My friend, a guy who prides himself of having nerves of steel, was left speechless
His guest worked his muscles sore for days, both on the dancing floors and on the sleeping mattresses, and that is all he has to say! My friend expected something like, “Your ladies! Oh my, oh my! Your beautiful ladies!” From the twenty-something to the seventy-something, that what visitors are used to saying. My poor friend just giggled and changed the subject. What could he have said! I mean, convincing his guest people were entitled to do whatever they like with their money in a country where every dollar is some Arc of the Covenant wouldn’t have been that easy!
The lady with the car that looks one from ‘The Fast and The Furious’ could snap at you; “Don’t tell me what sort of car I have to buy! It is my money and none of your business.”
That’s my lady! She is right; it’s appears to be none our business. But, like it or not, it is? We don’t barter cars for sacks of corn or something! We shave off millions from our foreign currency reserves; and could any straight thinking person have the guts to tell us that is none of our business! In times like we are in where things seem to be getting bleaker by the day, throwing away foreign currency doesn’t seem a very smart, and responsible, thing to do.
But then there is this human thing of upping the game, because that is what it is, a game; a game mastered by especially businesspeople who love flexing their financial muscles. A businessman buys an eight hundred thousand birr car and parks it in front of his shop or whatever; the guy across the street is not going to take that lying down. Not while he has a whiff of breath left in him! Within a short time a million birr shiny car adorns his shop front. Game tied; no checkmate, no extra time winning goal. Justice has been made.
People around the million dollar guys tell us that sense of ‘not being left behind’ drives many to the point of utter futility. We hear they take loans for projects which seem marvelous on paper and instead buy the latest cars! One wouldn’t want people to say, “He still drives that five hundred thousand birr car! What the matter with him!” “Maybe his business failed and he is peddling candies and chewing gum.” Laughter! Life is not about your fifteen thousand birr suit, but your million birr car.

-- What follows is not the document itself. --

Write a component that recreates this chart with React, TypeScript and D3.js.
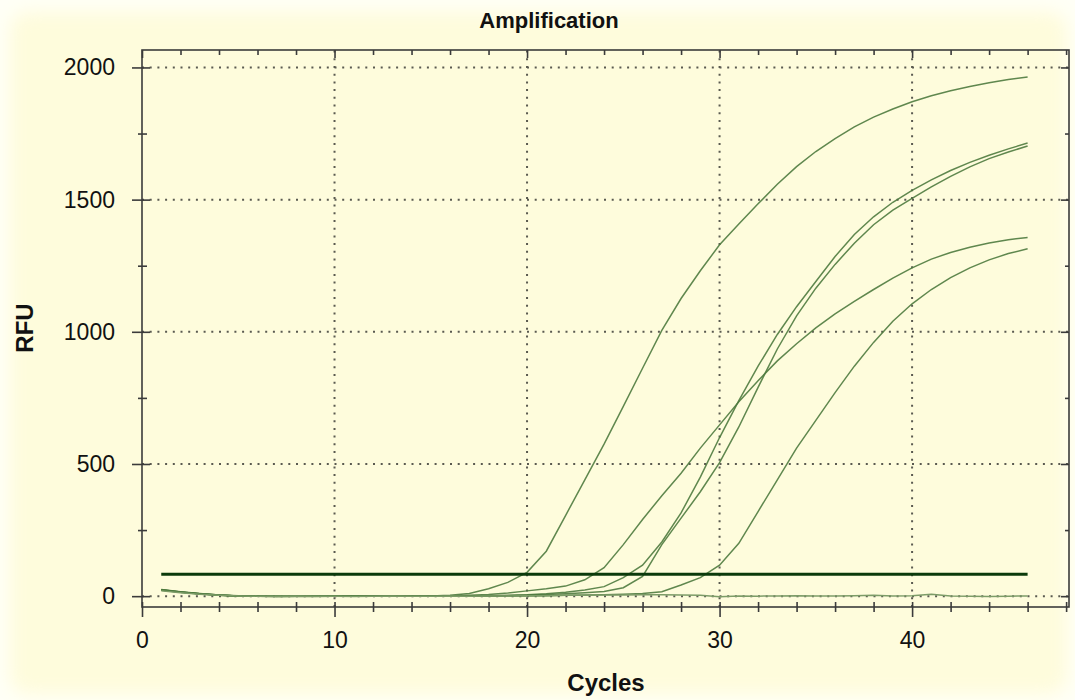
import React, { useEffect, useRef } from "react";
import * as d3 from "d3";

// qPCR amplification run, RFU per cycle
const cycles = [1, 2, 3, 4, 5, 6, 7, 8, 9, 10, 11, 12, 13, 14, 15, 16, 17, 18, 19, 20, 21, 22, 23, 24, 25, 26, 27, 28, 29, 30, 31, 32, 33, 34, 35, 36, 37, 38, 39, 40, 41, 42, 43, 44, 45, 46];

const wellA = [24, 16, 9, 4, 1, 0, -1, 0, 1, 0, 0, 2, 1, 0, 1, 3, 10, 28, 52, 90, 170, 305, 440, 575, 718, 862, 1005, 1126, 1231, 1329, 1408, 1484, 1558, 1625, 1682, 1731, 1775, 1812, 1843, 1870, 1893, 1912, 1928, 1942, 1954, 1964];
const wellB = [22, 15, 8, 3, 1, 0, 0, -1, 0, 1, 0, 1, 0, 1, 0, 1, 3, 6, 12, 20, 28, 38, 62, 108, 195, 290, 380, 465, 560, 648, 735, 815, 890, 955, 1015, 1068, 1115, 1160, 1203, 1242, 1275, 1300, 1320, 1336, 1348, 1357];
const wellC = [25, 17, 10, 4, 2, 0, 0, 1, 0, 0, 1, 0, 1, 0, 0, 1, 1, 2, 3, 5, 9, 15, 23, 36, 70, 117, 205, 315, 450, 600, 740, 870, 990, 1095, 1190, 1285, 1368, 1435, 1490, 1535, 1575, 1610, 1641, 1668, 1692, 1714];
const wellD = [23, 15, 9, 3, 1, 0, -1, 0, 0, 1, 0, 1, 0, 0, 1, 0, 1, 1, 2, 4, 6, 9, 13, 18, 32, 75, 195, 295, 395, 505, 640, 790, 935, 1060, 1165, 1255, 1335, 1405, 1460, 1505, 1548, 1588, 1624, 1655, 1680, 1703];
const wellE = [24, 16, 9, 4, 1, 0, 0, 0, -1, 0, 1, 0, 0, 1, 0, 0, 0, 1, 1, 1, 2, 3, 4, 5, 7, 10, 17, 42, 70, 117, 200, 320, 440, 560, 665, 770, 870, 960, 1040, 1106, 1160, 1205, 1242, 1272, 1296, 1314];
const ntc = [20, 13, 7, 3, 1, 0, 0, 1, 0, 0, -1, 0, 1, 0, 0, 1, 0, 1, 1, 2, 2, 3, 3, 4, 4, 5, 5, 4, 3, -2, 1, 0, 1, 2, 1, 1, 2, 3, 1, 2, 7, 1, 0, -1, 0, 1];

const threshold = 83;

const xTicks = [0, 10, 20, 30, 40];
const xMinor = [2, 4, 6, 8, 12, 14, 16, 18, 22, 24, 26, 28, 32, 34, 36, 38, 42, 44, 46, 48];
const yTicks = [0, 500, 1000, 1500, 2000];
const yMinor = [250, 750, 1250, 1750];

export default function App() {
  const ref = useRef<SVGSVGElement>(null);

  useEffect(() => {
    const width = 1075;
    const height = 700;
    const svg = d3.select(ref.current);
    svg.selectAll("*").remove();

    const left = 142, right = 1069, top = 50, bottom = 607;

    const x = d3.scaleLinear().domain([0, 48.15]).range([left, right]);
    const y = d3.scaleLinear().domain([-41, 2066]).range([bottom, top]);

    // background with soft whitish edge
    const defs = svg.append("defs");
    defs.append("filter").attr("id", "soft")
      .attr("x", "-10%").attr("y", "-10%").attr("width", "120%").attr("height", "120%")
      .append("feGaussianBlur").attr("stdDeviation", 9);

    svg.append("rect").attr("width", width).attr("height", height).attr("fill", "#fffff6");
    svg.append("rect")
      .attr("x", 10).attr("y", 12).attr("width", width - 18).attr("height", height - 18)
      .attr("rx", 18)
      .attr("fill", "#fefcdc")
      .attr("filter", "url(#soft)");

    // dotted grid
    const grid = svg.append("g").attr("stroke", "#5a5a50").attr("stroke-width", 2).attr("stroke-dasharray", "2 5.7");
    grid.selectAll("line.gx").data(xTicks.filter(d => d > 0)).join("line")
      .attr("x1", d => x(d)).attr("x2", d => x(d))
      .attr("y1", bottom).attr("y2", top);
    grid.selectAll("line.gy").data(yTicks).join("line")
      .attr("class", "gy")
      .attr("y1", d => y(d)).attr("y2", d => y(d))
      .attr("x1", left).attr("x2", right);

    const axisColor = "#3b3b3b";
    const styleAxis = (g: any) => {
      g.select(".domain").remove();
      g.selectAll(".tick line").attr("stroke", axisColor).attr("stroke-width", 1.6);
      g.selectAll("text").attr("fill", "#111").style("font-family", "Liberation Sans, Arial, sans-serif").style("font-size", "23px");
    };

    // bottom axis
    svg.append("g").attr("transform", `translate(0,${bottom})`)
      .call(d3.axisBottom(x).tickValues(xMinor).tickSize(5).tickFormat(() => ""))
      .call(styleAxis)
      .call(g => g.selectAll(".tick line").attr("y1", -5));
    svg.append("g").attr("transform", `translate(0,${bottom})`)
      .call(d3.axisBottom(x).tickValues(xTicks).tickSize(10).tickPadding(15).tickFormat(d3.format("d")))
      .call(styleAxis)
      .call(g => g.selectAll(".tick line").attr("y1", -5));

    // top axis (inward ticks)
    svg.append("g").attr("transform", `translate(0,${top})`)
      .call(d3.axisTop(x).tickValues(xMinor).tickSize(-5).tickFormat(() => ""))
      .call(styleAxis);
    svg.append("g").attr("transform", `translate(0,${top})`)
      .call(d3.axisTop(x).tickValues(xTicks).tickSize(-8).tickFormat(() => ""))
      .call(styleAxis);

    // left axis
    svg.append("g").attr("transform", `translate(${left},0)`)
      .call(d3.axisLeft(y).tickValues(yMinor).tickSize(4).tickFormat(() => ""))
      .call(styleAxis)
      .call(g => g.selectAll(".tick line").attr("x1", 5));
    svg.append("g").attr("transform", `translate(${left},0)`)
      .call(d3.axisLeft(y).tickValues(yTicks).tickSize(10).tickPadding(17).tickFormat(d3.format("d")))
      .call(styleAxis)
      .call(g => g.selectAll(".tick line").attr("x1", 8));

    // right axis (inward ticks)
    svg.append("g").attr("transform", `translate(${right},0)`)
      .call(d3.axisRight(y).tickValues(yMinor).tickSize(-4).tickFormat(() => ""))
      .call(styleAxis);
    svg.append("g").attr("transform", `translate(${right},0)`)
      .call(d3.axisRight(y).tickValues(yTicks).tickSize(-8).tickFormat(() => ""))
      .call(styleAxis);

    // frame
    svg.append("rect")
      .attr("x", left).attr("y", top).attr("width", right - left).attr("height", bottom - top)
      .attr("fill", "none").attr("stroke", axisColor).attr("stroke-width", 1.6);

    // curves
    const line = d3.line<number>()
      .x((_, i) => x(cycles[i]))
      .y(d => y(d));

    const wells = [wellA, wellB, wellC, wellD, wellE];
    svg.append("g").selectAll("path").data(wells).join("path")
      .attr("d", d => line(d))
      .attr("fill", "none")
      .attr("stroke", "#4e7a3e")
      .attr("stroke-width", 1.5)
      .attr("stroke-opacity", 0.9);

    svg.append("path")
      .attr("d", line(ntc))
      .attr("fill", "none")
      .attr("stroke", "#7d9c68")
      .attr("stroke-width", 1.5);

    // threshold
    svg.append("line")
      .attr("x1", x(cycles[0])).attr("x2", x(cycles[cycles.length - 1]))
      .attr("y1", y(threshold)).attr("y2", y(threshold))
      .attr("stroke", "#0b3a0b").attr("stroke-width", 3);

    // titles
    const font = "Liberation Sans, Arial, sans-serif";
    svg.append("text")
      .attr("x", 549).attr("y", 28)
      .attr("text-anchor", "middle")
      .style("font-family", font).style("font-weight", "bold").style("font-size", "22px")
      .attr("fill", "#111")
      .text("Amplification");

    svg.append("text")
      .attr("x", 606).attr("y", 691)
      .attr("text-anchor", "middle")
      .style("font-family", font).style("font-weight", "bold").style("font-size", "24px")
      .attr("fill", "#111")
      .text("Cycles");

    svg.append("text")
      .attr("transform", "translate(33,328) rotate(-90)")
      .attr("text-anchor", "middle")
      .style("font-family", font).style("font-weight", "bold").style("font-size", "24px")
      .attr("fill", "#111")
      .text("RFU");
  }, []);

  return (
    <svg ref={ref} width={1075} height={700} style={{ position: "absolute", left: 0, top: 0 }} />
  );
}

Ok, the businesspeople are throwing away their own money, hard-earned or otherwise. “Hello! It is their money wise guys!” But why should government bigwigs need cars driven by Hollywood stars? The rank and file doesn’t expect to be impressed by how quietly their million birr pieces of toy glide but by how the institutions they lead perform. Nobody is going to say, “What’s wrong with the guy! How could he drive that sort of car?”
The uncomfortable reality is that precious foreign currency, of which we posses less and less, is being thrown to the wind. An organization a certain CEO manages has been in the red for the last five years yet he warms the seat of a three million birr car! Even a Freud would find it hard to come with any explanation!
When one venture to certain parts of the city like the Bole Medhanealem area, one’s attention isn’t hijacked by the architectural wonders, of which there are practically none, but the types of cars that line the front entrances of buildings.
When the car ‘makes’ the man, the train must have jumped a couple of stations.
Recently, a few of us were talking about the car issue; one lady asks, “Many businesses are finding it hard to get foreign currency to import things. Yet very expensive cars are being imported. What’s going on?”
She said it all. What in the world is going on!